*** Records for processing ***

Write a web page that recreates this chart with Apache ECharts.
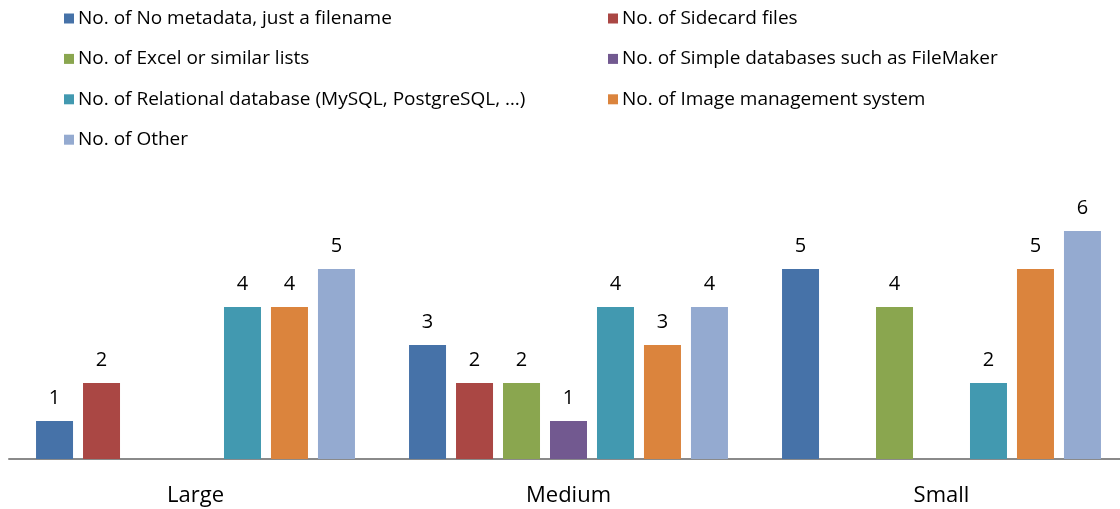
<!DOCTYPE html>
<html>
<head>
<meta charset="utf-8">
<script src="https://cdn.jsdelivr.net/npm/echarts@6/dist/echarts.min.js"></script>
<style>
  html, body { margin: 0; padding: 0; background: #fff; }
  #chart { width: 1120px; height: 509px; }
</style>
</head>
<body>
<div id="chart"></div>
<script>
// chart data
var categories = ['Large', 'Medium', 'Small']
var seriesNames = [
  'No. of No metadata, just a filename',
  'No. of Sidecard files',
  'No. of Excel or similar lists',
  'No. of Simple databases such as FileMaker',
  'No. of Relational database (MySQL, PostgreSQL, …)',
  'No. of Image management system',
  'No. of Other'
]
var noMetadata = [1, 3, 5]
var sidecard = [2, 2, null]
var excelLists = [null, 2, 4]
var simpleDb = [null, 1, null]
var relationalDb = [4, 4, 2]
var imageMgmt = [4, 3, 5]
var other = [5, 4, 6]

var colors = ['#4672A8', '#AA4744', '#8AA64F', '#725990', '#4299B0', '#DB843D', '#94AAD0']
var allValues = [noMetadata, sidecard, excelLists, simpleDb, relationalDb, imageMgmt, other]
var font = '"Open Sans", sans-serif'

var chart = echarts.init(document.getElementById('chart'))

var series = seriesNames.map(function (name, i) {
  return {
    name: name,
    type: 'bar',
    data: allValues[i],
    barWidth: 37,
    barGap: '27%',
    itemStyle: { color: colors[i] },
    label: {
      show: true,
      position: 'top',
      distance: 13,
      color: '#000',
      fontSize: 20,
      fontFamily: font
    }
  }
})

var legendCommon = {
  orient: 'vertical',
  itemWidth: 10,
  itemHeight: 10,
  itemGap: 21.4,
  icon: 'rect',
  textStyle: { fontSize: 19, color: '#000', fontFamily: font, padding: [0, 0, 0, -1] }
}

chart.setOption({
  animation: false,
  legend: [
    Object.assign({}, legendCommon, {
      left: 59,
      top: 4,
      data: [seriesNames[0], seriesNames[2], seriesNames[4], seriesNames[6]]
    }),
    Object.assign({}, legendCommon, {
      left: 603,
      top: 4,
      data: [seriesNames[1], seriesNames[3], seriesNames[5]]
    })
  ],
  grid: {
    left: 9,
    width: 1119,
    top: 193,
    bottom: 50,
    outerBoundsMode: 'none',
    containLabel: false
  },
  xAxis: {
    type: 'category',
    data: categories,
    axisLine: { lineStyle: { color: '#8a8a8a', width: 2 } },
    axisTick: { show: false },
    axisLabel: { color: '#000', fontSize: 22, fontFamily: font, margin: 26 }
  },
  yAxis: {
    type: 'value',
    min: 0,
    max: 7,
    show: false,
    splitLine: { show: false }
  },
  series: series
})
</script>
</body>
</html>
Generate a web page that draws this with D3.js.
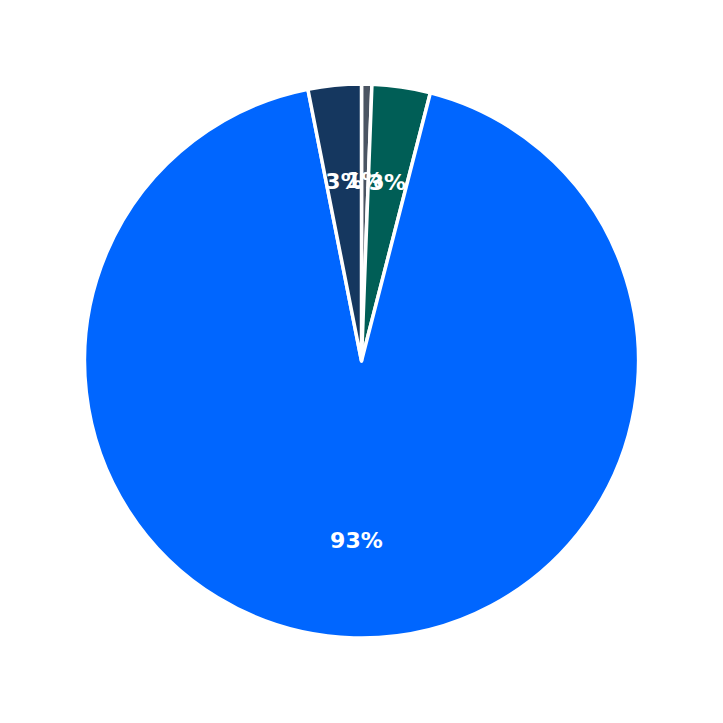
<!DOCTYPE html>
<html>
<head>
<meta charset="utf-8">
<script src="https://cdn.jsdelivr.net/npm/d3@7"></script>
<style>
  html, body { margin: 0; padding: 0; background: #fff; }
</style>
</head>
<body>
<div id="chart"></div>
<script>
// slice values, clockwise from 12 o'clock
var categories = ["A", "B", "C", "D"];
var values = [0.6, 3.4, 92.9, 3.1];
var labels = ["1%", "3%", "93%", "3%"];
var colors = ["#4b5563", "#005e56", "#0066ff", "#15375f"];

var width = 723, height = 723,
    cx = 361.5, cy = 361,
    radius = 277;

var svg = d3.select("#chart")
    .append("svg")
    .attr("width", width)
    .attr("height", height)
    .append("g")
    .attr("transform", "translate(" + cx + "," + cy + ")");

var slices = categories.map(function (c, i) {
    return { name: c, value: values[i], label: labels[i], color: colors[i] };
});

var pie = d3.pie()
    .sort(null)
    .value(d => d.value);

var arc = d3.arc()
    .innerRadius(0)
    .outerRadius(radius);

var labelArc = d3.arc()
    .innerRadius(radius * 0.65)
    .outerRadius(radius * 0.65);

var arcs = pie(slices);

svg.selectAll(".slice")
    .data(arcs)
    .enter()
    .append("path")
    .attr("class", "slice")
    .attr("d", arc)
    .attr("fill", d => d.data.color)
    .attr("stroke", "#fff")
    .attr("stroke-width", 3.5)
    .attr("stroke-linejoin", "round");

svg.selectAll(".label")
    .data(arcs)
    .enter()
    .append("text")
    .attr("class", "label")
    .attr("transform", d => "translate(" + labelArc.centroid(d) + ")")
    .attr("text-anchor", "middle")
    .attr("dominant-baseline", "central")
    .style("font-family", "DejaVu Sans, sans-serif")
    .style("font-weight", "bold")
    .style("font-size", "22px")
    .style("fill", "#fff")
    .text(d => d.data.label);
</script>
</body>
</html>
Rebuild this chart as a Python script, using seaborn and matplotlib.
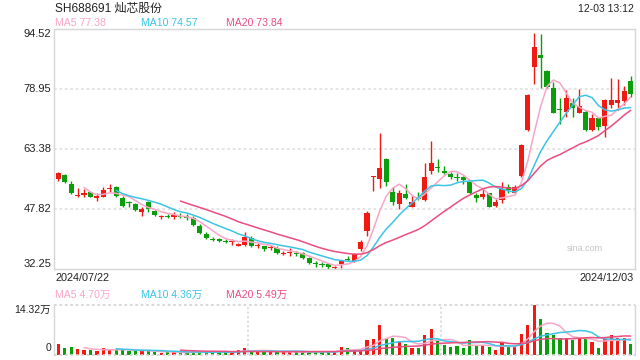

***

Review the preceding data and report every line that includes the string "script".

<script src="https://cdn.jsdelivr.net/npm/echarts@6/dist/echarts.min.js"></script>
<script>
</script>
<script src="https://cdn.jsdelivr.net/npm/d3@7"></script>
<script>
</script>
Rebuild this chart as a Python script, using seaborn and matplotlib.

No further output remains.